Input:
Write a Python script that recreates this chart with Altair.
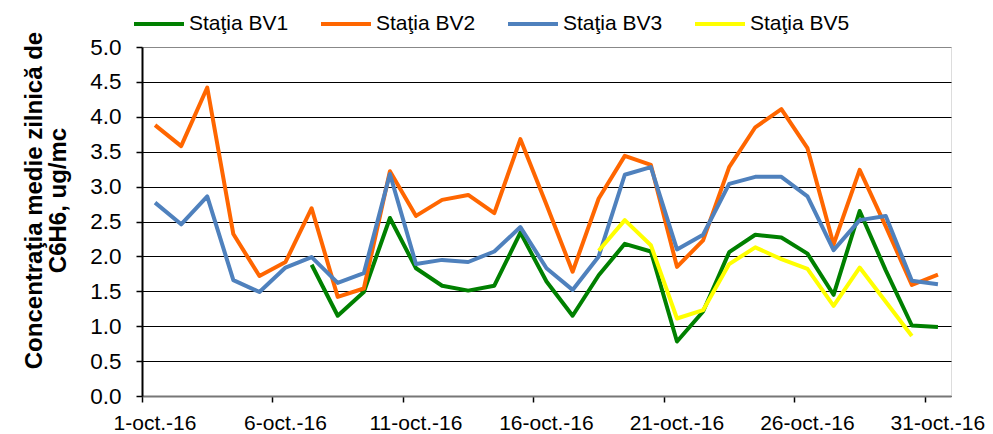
import altair as alt
import pandas as pd

days = list(range(1, 32))
series_names = ["Staţia BV1", "Staţia BV2", "Staţia BV3", "Staţia BV5"]
series_colors = ["#008000", "#FF6600", "#4F81BD", "#FFFF00"]

bv1 = [None] * 6 + [1.88, 1.15, 1.49, 2.55, 1.83, 1.58, 1.51, 1.58, 2.34, 1.64,
                    1.15, 1.73, 2.18, 2.07, 0.78, 1.21, 2.06, 2.31, 2.27, 2.04,
                    1.45, 2.65, 1.80, 1.01, 0.99]
bv2 = [3.88, 3.58, 4.42, 2.32, 1.72, 1.92, 2.69, 1.42, 1.54, 3.22, 2.58, 2.81,
       2.88, 2.62, 3.68, 2.74, 1.78, 2.83, 3.44, 3.31, 1.85, 2.23, 3.28, 3.85,
       4.11, 3.55, 2.17, 3.24, 2.43, 1.59, 1.74]
bv3 = [2.77, 2.46, 2.86, 1.66, 1.49, 1.84, 1.99, 1.62, 1.76, 3.18, 1.89, 1.95,
       1.92, 2.07, 2.42, 1.83, 1.52, 2.00, 3.17, 3.28, 2.10, 2.31, 3.04, 3.14,
       3.14, 2.86, 2.09, 2.52, 2.58, 1.65, 1.60]
bv5 = [None] * 17 + [2.08, 2.52, 2.16, 1.11, 1.23, 1.89, 2.13, 1.96, 1.82, 1.29,
                     1.84, 1.35, 0.86, None]

y_ticks = [0, 0.5, 1, 1.5, 2, 2.5, 3, 3.5, 4, 4.5, 5]
x_tick_days = [1, 6, 11, 16, 21, 26, 31]
y_title = ["Concentraţia medie zilnică de", "C6H6, ug/mc"]

rows = []
for name, vals in zip(series_names, [bv1, bv2, bv3, bv5]):
    for d, v in zip(days, vals):
        if v is not None:
            rows.append({"day": d, "value": v, "series": name})
df = pd.DataFrame(rows)

FONT = "Liberation Sans"

chart = alt.Chart(df).mark_line(strokeWidth=4, strokeJoin="round").encode(
    x=alt.X(
        "day:Q",
        scale=alt.Scale(domain=[0.5, 31.5], nice=False, zero=False),
        axis=alt.Axis(
            values=[d - 0.5 for d in x_tick_days],
            labelExpr='(datum.value + 0.5) + "-oct.-16"',
            labelOffset=12.5,
            labelFlush=False,
            labelOverlap=False,
            grid=False,
            domainColor="#777777",
            domainWidth=2,
            tickColor="black",
            tickWidth=1.5,
            tickSize=6,
            labelPadding=10,
            labelFont=FONT,
            labelFontSize=21,
            labelColor="black",
            title=None,
        ),
    ),
    y=alt.Y(
        "value:Q",
        scale=alt.Scale(domain=[0, 5], nice=False),
        axis=alt.Axis(
            values=y_ticks,
            format=".1f",
            grid=True,
            gridColor={"condition": {"test": "datum.value >= 5", "value": "#888888"}, "value": "black"},
            gridWidth=1,
            domainColor="black",
            domainWidth=2,
            tickColor="black",
            tickWidth=1.5,
            tickSize=6,
            labelPadding=15,
            labelFont=FONT,
            labelFontSize=22.5,
            labelColor="black",
            title=y_title,
            titleFont=FONT,
            titleFontSize=24,
            titleFontWeight="bold",
            titleColor="black",
            titleAngle=270,
            titleX=-108,
            titleY=153,
            titleAlign="center",
            titleBaseline="middle",
            titleLineHeight=24,
        ),
    ),
    color=alt.Color(
        "series:N",
        scale=alt.Scale(domain=series_names, range=series_colors),
        sort=series_names,
        legend=alt.Legend(
            title=None,
            orient="none",
            legendX=-10,
            legendY=-50,
            direction="horizontal",
            columns=4,
            symbolType="stroke",
            symbolSize=2500,
            symbolStrokeWidth=4,
            labelFont=FONT,
            labelFontSize=21,
            labelColor="black",
            labelOffset=3,
            columnPadding=24,
        ),
    ),
).properties(
    width=809,
    height=349,
    autosize=alt.AutoSizeParams(type="none"),
    padding={"left": 134, "top": 39, "right": 34, "bottom": 38},
).configure_view(
    stroke="#888888",
    strokeWidth=2,
).configure(background="white")

chart.save("out.html", embed_options={"renderer": "svg", "actions": False})
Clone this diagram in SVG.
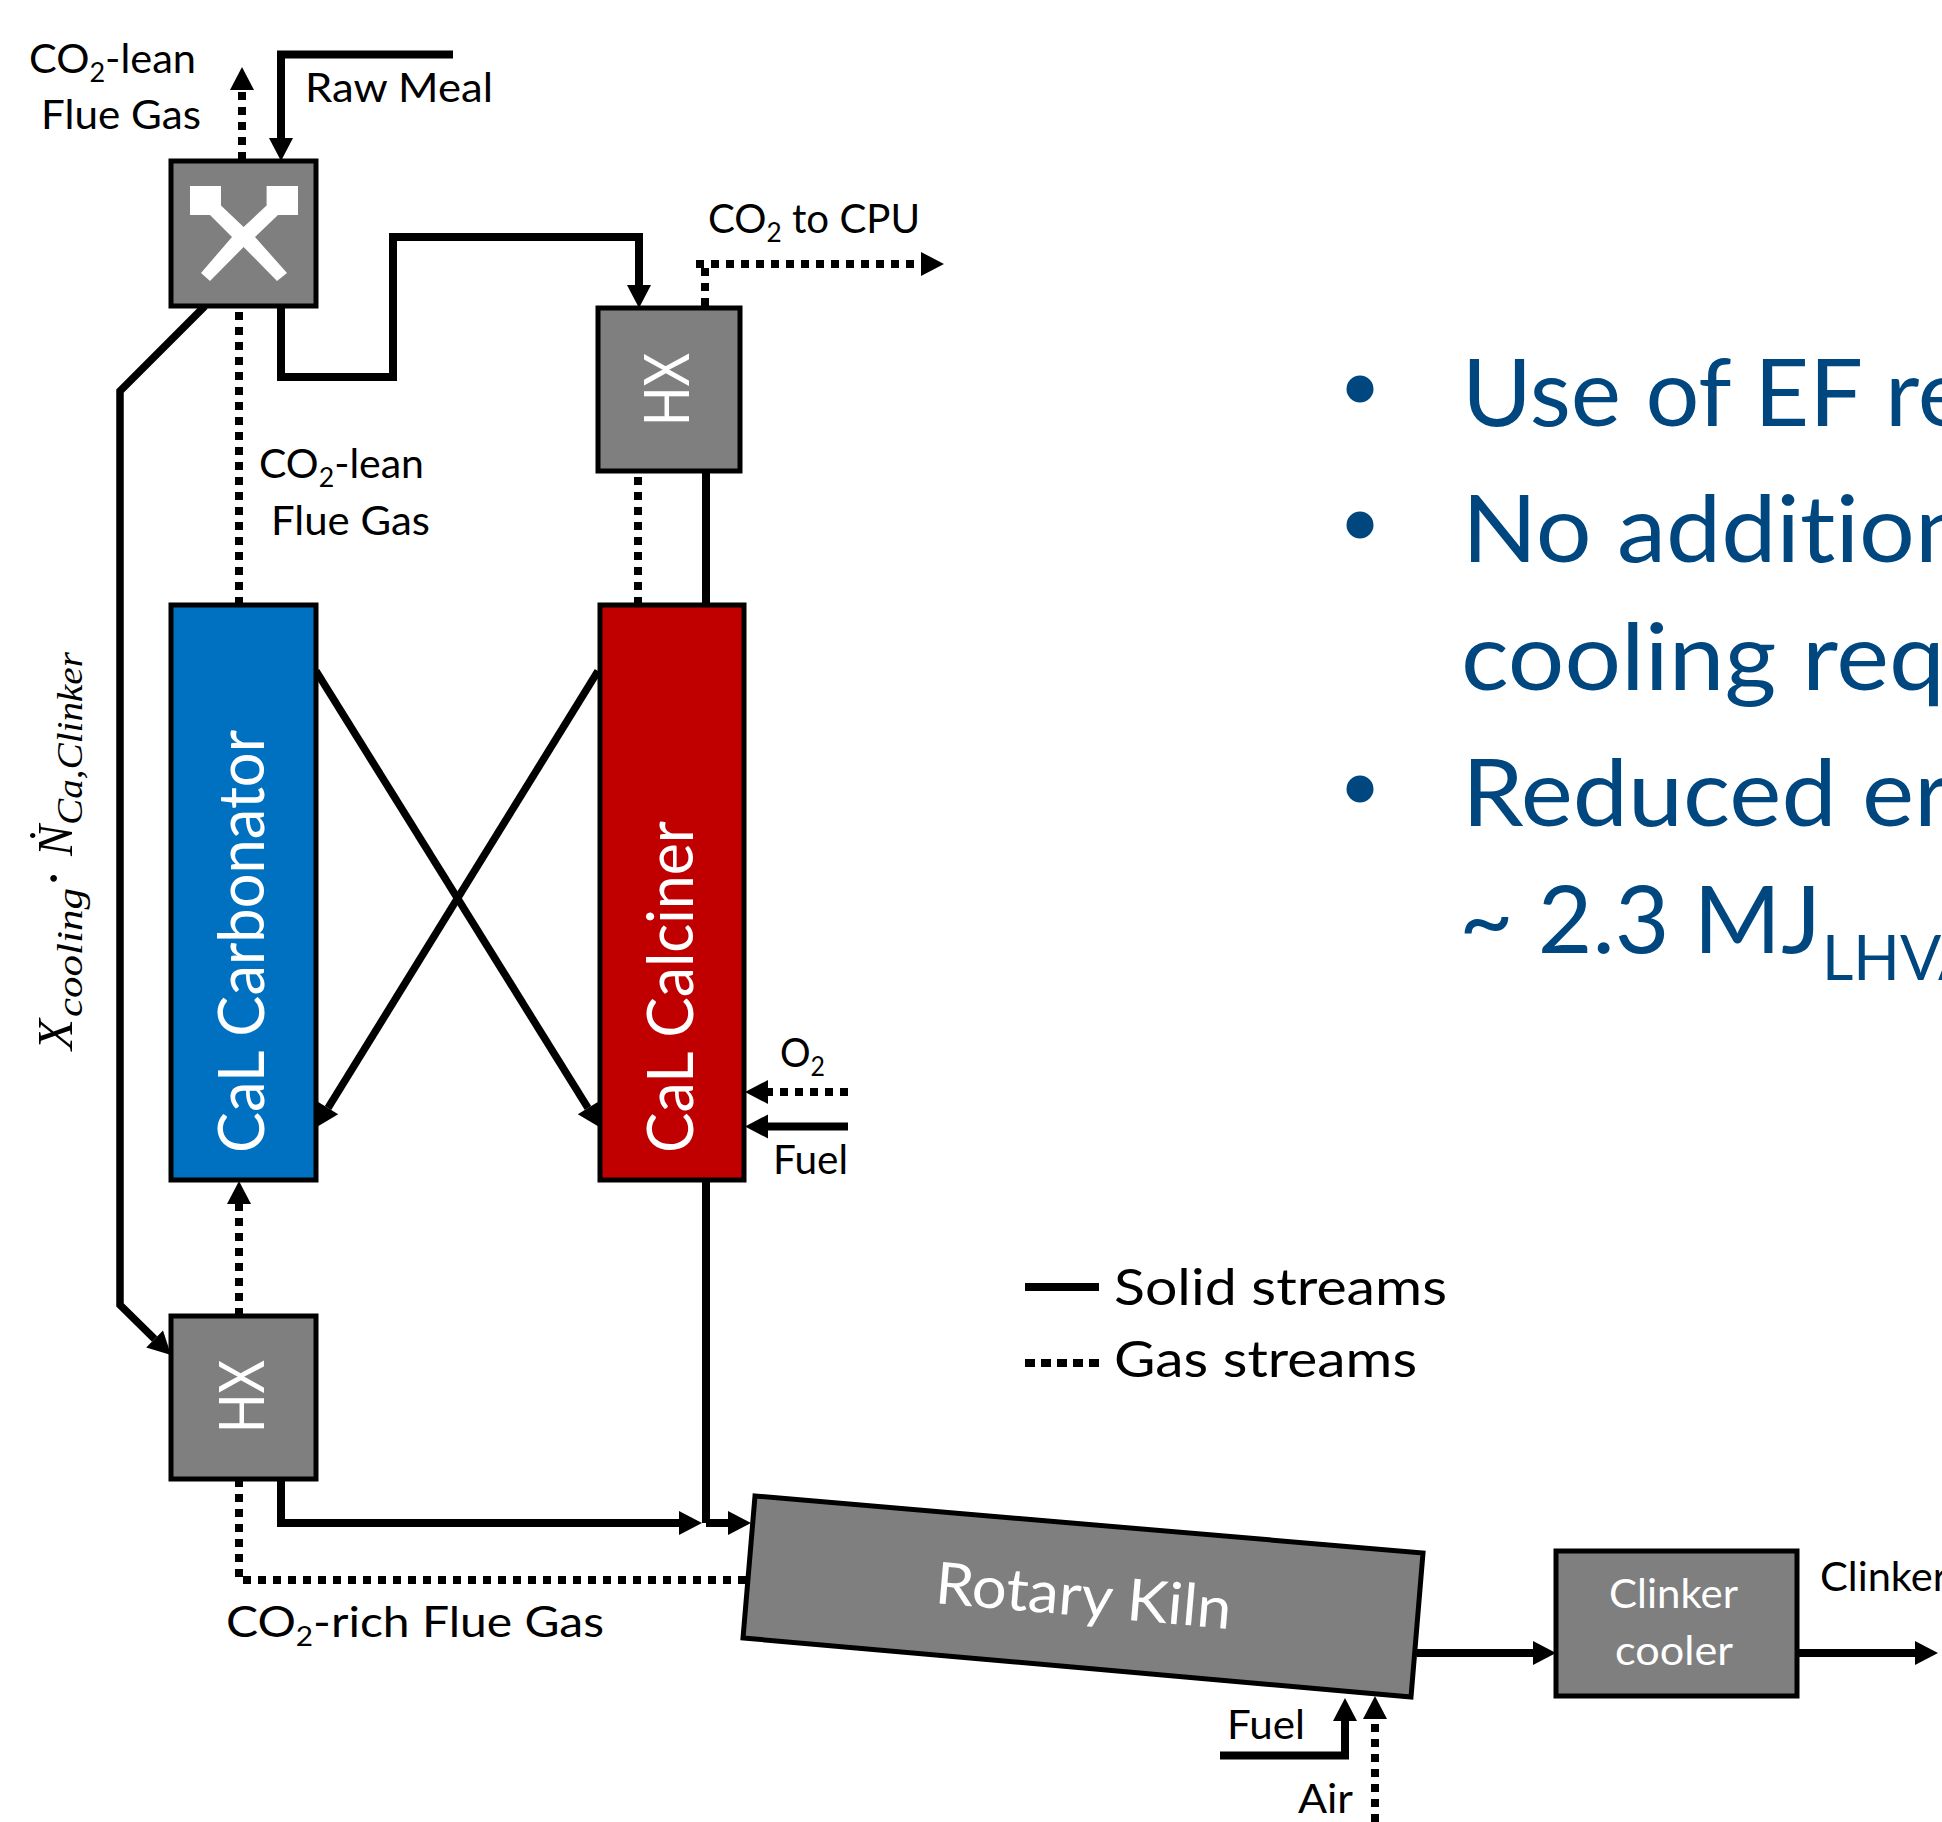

Stated problem:
Scan the material above. Extract every line in which the word "chart" occurs.

Task answer:
Write a Python script that recreates this chart with Altair.
chart = alt.Chart(df).mark_line(strokeWidth=4, strokeJoin="round").encode(
chart.save("out.html", embed_options={"renderer": "svg", "actions": False})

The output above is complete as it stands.